%%
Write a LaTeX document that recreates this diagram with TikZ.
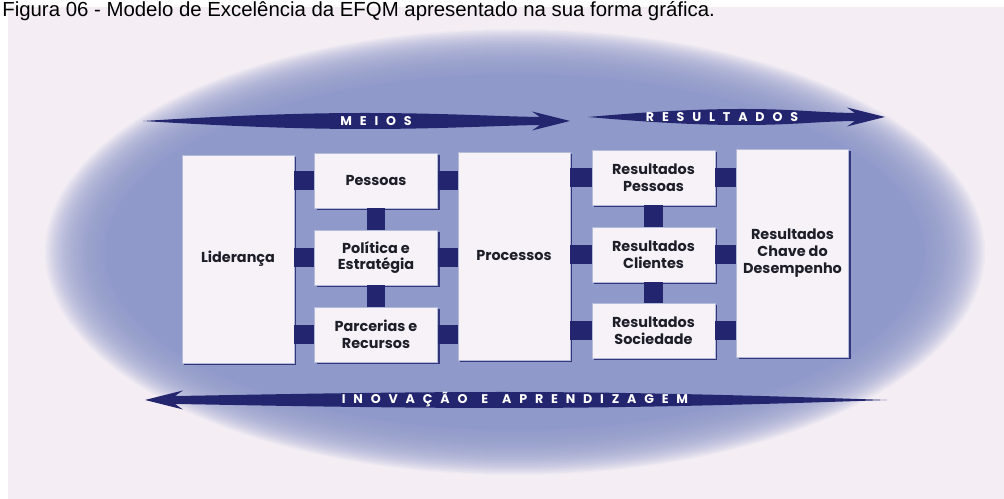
\documentclass[tikz,border=0pt]{standalone}
\usepackage{fontspec}
\setmainfont{Poppins}
\newfontfamily\capfont{Liberation Sans}
\newfontfamily\tagfont{Poppins}[LetterSpace=62]
\usetikzlibrary{shadows}
\definecolor{paper}{HTML}{F4EEF4}
\definecolor{blobblue}{HTML}{8F9ACB}
\definecolor{navy}{HTML}{23256E}
\definecolor{boxfill}{HTML}{F6F2F8}
\definecolor{boxedge}{HTML}{B4BBD9}
\definecolor{boxtext}{HTML}{1E1E28}

% spindle arrow: tail x, tip x, y
\newcommand{\spindle}[3]{%
  \pgfmathsetmacro\len{abs(#2-#1)}%
  \pgfmathsetmacro\dir{sign(#2-#1)}%
  \begin{scope}[shift={(#1,#3)}, xscale=\dir]
    \fill[navy] (0,0) .. controls ({0.25*\len},-6.5) and ({0.4*\len},-8) .. ({0.52*\len},-8)
      .. controls ({0.7*\len},-8) and ({\len-70},-4.5) .. ({\len-30},-4)
      -- ({\len-38},-9.5) -- (\len,0) -- ({\len-38},9.5) -- ({\len-30},4)
      .. controls ({\len-70},4.5) and ({0.7*\len},8) .. ({0.52*\len},8)
      .. controls ({0.4*\len},8) and ({0.25*\len},6.5) .. (0,0) -- cycle;
  \end{scope}}

\begin{document}
\begin{tikzpicture}[x=0.02cm, y=-0.02cm,
  block/.style={fill=boxfill, draw=boxedge, line width=0.4pt, align=center,
                inner sep=2pt, text=boxtext,
                font=\fontsize{8.2}{9.6}\selectfont\bfseries,
                drop shadow={shadow xshift=0.045cm, shadow yshift=-0.045cm,
                             fill=navy, opacity=0.85}},
  tallbox/.style={block, minimum width=2.24cm, minimum height=4.16cm},
  smallbox/.style={block, minimum width=2.46cm, minimum height=1.1cm},
  link/.style={navy, line width=0.38cm},
  vlink/.style={navy, line width=0.37cm},
  tag/.style={text=white, inner sep=0pt,
              font=\tagfont\fontsize{7.2}{8}\selectfont\bfseries},
]
\useasboundingbox (0,0) rectangle (1004,499);
\clip (0,0) rectangle (1004,499);

% ---------------- page and blurred ellipse --------------------------
\fill[white] (0,0) rectangle (1004,499);
\fill[paper] (8,7) rectangle (1004,499);
\foreach \k in {30,29,...,1}
  \fill[blobblue, opacity=0.08] (515,252) ellipse [x radius={410+2*\k}, y radius={178+1.5*\k}];
\fill[blobblue] (515,252) ellipse [x radius=410, y radius=178];

\node[anchor=north west, inner sep=0pt, text=black,
      font=\capfont\fontsize{11.6}{13}\selectfont] (caption) at (2,1)
  {Figura 06 - Modelo de Excelência da EFQM apresentado na sua forma gráfica.};

% ---------------- the three arrows ----------------------------------
\spindle{143}{570}{121}
\spindle{588}{885}{117}
\spindle{887}{145}{400}
\node[tag] (meios)  at (376,121) {MEIOS};
\node[tag] (result) at (722,117) {RESULTADOS};
\node[tag] (inov)   at (515,400) {INOVAÇÃO\hspace{1.1em}E\hspace{1.1em}APRENDIZAGEM};

% ---------------- enablers ------------------------------------------
\node[tallbox]  (lid)  at (238,259)   {Liderança};
\node[smallbox] (pes)  at (376,180.5) {Pessoas};
\node[smallbox] (pol)  at (376,257.5) {Política e\\Estratégia};
\node[smallbox] (par)  at (376,334.5) {Parcerias e\\Recursos};
\node[tallbox]  (proc) at (514,256)   {Processos};

% ---------------- results -------------------------------------------
\node[smallbox] (rpes)   at (653.5,177.5) {Resultados\\Pessoas};
\node[smallbox] (rcli)   at (653.5,254.5) {Resultados\\Clientes};
\node[smallbox] (rsoc)   at (653.5,330.5) {Resultados\\Sociedade};
\node[tallbox]  (rchave) at (792.5,253)   {Resultados\\Chave do\\Desempenho};

% ---------------- square links --------------------------------------
\foreach \n in {pes,pol,par} {
  \draw[link] (\n.west -| lid.east) -- (\n.west);
  \draw[link] (\n.east) -- (\n.east -| proc.west);
}
\foreach \n in {rpes,rcli,rsoc} {
  \draw[link] (\n.west -| proc.east) -- (\n.west);
  \draw[link] (\n.east) -- (\n.east -| rchave.west);
}
\foreach \a/\b in {pes/pol,pol/par,rpes/rcli,rcli/rsoc}
  \draw[vlink] (\a.south) -- (\b.north);

\end{tikzpicture}
\end{document}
%%
• **EXERCISE PROMPT**:
Transcribe the material exactly, leaving every picture out.

• **EXPECTED ANSWER**:
Write a LaTeX document that recreates this diagram with TikZ.
\documentclass[tikz,border=0pt]{standalone}
\usepackage{fontspec}
\setmainfont{Poppins}
\newfontfamily\capfont{Liberation Sans}
\newfontfamily\tagfont{Poppins}[LetterSpace=62]
\usetikzlibrary{shadows}
\definecolor{paper}{HTML}{F4EEF4}
\definecolor{blobblue}{HTML}{8F9ACB}
\definecolor{navy}{HTML}{23256E}
\definecolor{boxfill}{HTML}{F6F2F8}
\definecolor{boxedge}{HTML}{B4BBD9}
\definecolor{boxtext}{HTML}{1E1E28}

% spindle arrow: tail x, tip x, y
\newcommand{\spindle}[3]{%
  \pgfmathsetmacro\len{abs(#2-#1)}%
  \pgfmathsetmacro\dir{sign(#2-#1)}%
  \begin{scope}[shift={(#1,#3)}, xscale=\dir]
    \fill[navy] (0,0) .. controls ({0.25*\len},-6.5) and ({0.4*\len},-8) .. ({0.52*\len},-8)
      .. controls ({0.7*\len},-8) and ({\len-70},-4.5) .. ({\len-30},-4)
      -- ({\len-38},-9.5) -- (\len,0) -- ({\len-38},9.5) -- ({\len-30},4)
      .. controls ({\len-70},4.5) and ({0.7*\len},8) .. ({0.52*\len},8)
      .. controls ({0.4*\len},8) and ({0.25*\len},6.5) .. (0,0) -- cycle;
  \end{scope}}

\begin{document}
\begin{tikzpicture}[x=0.02cm, y=-0.02cm,
  block/.style={fill=boxfill, draw=boxedge, line width=0.4pt, align=center,
                inner sep=2pt, text=boxtext,
                font=\fontsize{8.2}{9.6}\selectfont\bfseries,
                drop shadow={shadow xshift=0.045cm, shadow yshift=-0.045cm,
                             fill=navy, opacity=0.85}},
  tallbox/.style={block, minimum width=2.24cm, minimum height=4.16cm},
  smallbox/.style={block, minimum width=2.46cm, minimum height=1.1cm},
  link/.style={navy, line width=0.38cm},
  vlink/.style={navy, line width=0.37cm},
  tag/.style={text=white, inner sep=0pt,
              font=\tagfont\fontsize{7.2}{8}\selectfont\bfseries},
]
\useasboundingbox (0,0) rectangle (1004,499);
\clip (0,0) rectangle (1004,499);

% ---------------- page and blurred ellipse --------------------------
\fill[white] (0,0) rectangle (1004,499);
\fill[paper] (8,7) rectangle (1004,499);
\foreach \k in {30,29,...,1}
  \fill[blobblue, opacity=0.08] (515,252) ellipse [x radius={410+2*\k}, y radius={178+1.5*\k}];
\fill[blobblue] (515,252) ellipse [x radius=410, y radius=178];

\node[anchor=north west, inner sep=0pt, text=black,
      font=\capfont\fontsize{11.6}{13}\selectfont] (caption) at (2,1)
  {Figura 06 - Modelo de Excelência da EFQM apresentado na sua forma gráfica.};

% ---------------- the three arrows ----------------------------------
\spindle{143}{570}{121}
\spindle{588}{885}{117}
\spindle{887}{145}{400}
\node[tag] (meios)  at (376,121) {MEIOS};
\node[tag] (result) at (722,117) {RESULTADOS};
\node[tag] (inov)   at (515,400) {INOVAÇÃO\hspace{1.1em}E\hspace{1.1em}APRENDIZAGEM};

% ---------------- enablers ------------------------------------------
\node[tallbox]  (lid)  at (238,259)   {Liderança};
\node[smallbox] (pes)  at (376,180.5) {Pessoas};
\node[smallbox] (pol)  at (376,257.5) {Política e\\Estratégia};
\node[smallbox] (par)  at (376,334.5) {Parcerias e\\Recursos};
\node[tallbox]  (proc) at (514,256)   {Processos};

% ---------------- results -------------------------------------------
\node[smallbox] (rpes)   at (653.5,177.5) {Resultados\\Pessoas};
\node[smallbox] (rcli)   at (653.5,254.5) {Resultados\\Clientes};
\node[smallbox] (rsoc)   at (653.5,330.5) {Resultados\\Sociedade};
\node[tallbox]  (rchave) at (792.5,253)   {Resultados\\Chave do\\Desempenho};

% ---------------- square links --------------------------------------
\foreach \n in {pes,pol,par} {
  \draw[link] (\n.west -| lid.east) -- (\n.west);
  \draw[link] (\n.east) -- (\n.east -| proc.west);
}
\foreach \n in {rpes,rcli,rsoc} {
  \draw[link] (\n.west -| proc.east) -- (\n.west);
  \draw[link] (\n.east) -- (\n.east -| rchave.west);
}
\foreach \a/\b in {pes/pol,pol/par,rpes/rcli,rcli/rsoc}
  \draw[vlink] (\a.south) -- (\b.north);

\end{tikzpicture}
\end{document}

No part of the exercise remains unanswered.